Neste workshop/encontro procuramos partilhar esta prática ao mesmo tempo que a desenvolvemos com o grupo de participantes. A ideia é criar um comité de leitura disposto a ser encantado e a encantar. Porque consideramos que esta prática pode ser usada por todas as pessoas.

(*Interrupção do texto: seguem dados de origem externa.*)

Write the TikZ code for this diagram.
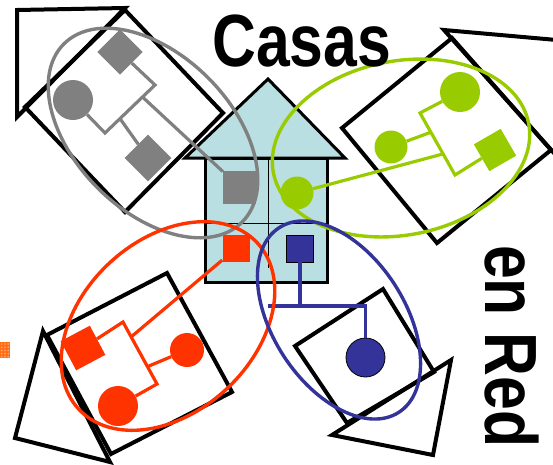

A partir de um olhar sobre processos de migração, extinção e conservação de aves — propiciado pelas residências do projeto Terra Batida no Alentejo — Joana Levi apresenta Rasante, uma performance-em-processo que se desenrola como uma fábula meditada ou uma meditação fabulada, colocando em jogo perspectivas e conflitos interespécies. Neste jogo, o sedimento das fronteiras hierárquicas estabelecidas entre “Humano” e “Animal” aparece como máquina replicadora de relações coloniais, racionalistas, supremacistas que não cessam de entulhar e aterrar o presente do futuro.
A apresentação é seguida de uma conversa entre Joana Levi e Rita Natálio.
Este ano, no Espaço Alkantara, a rede Terra Batida propõe uma residência de pesquisa com foco na cidade de Lisboa e nos trânsitos em diferentes escalas (centro/periferia, rural/urbano, nacional/internacional, passado/futuro, local/global). Abrimos as portas do Espaço Alkantara para a partilha da investigação de Ana Pi com pessoas convidadas, participantes na residência.
Apresentação de Irineu Destourelles, em conversa com a antropóloga Maria Helena Marques a partir do seu livro Guardar as sementes: preservar a biodiversidade agrícola e a pluralidade cultural e com Guy Massart, pesquisador independente e professor de antropologia no instituto Universitário MEI_A, Mindelo, Cabo-Verde, que realiza projectos etnográficos experimentais, tanto em termes de meios de comunicação (www.masscabas.net) do que em termos de métodos de pesquisa participativa, nomeadamente como crianças e jovens.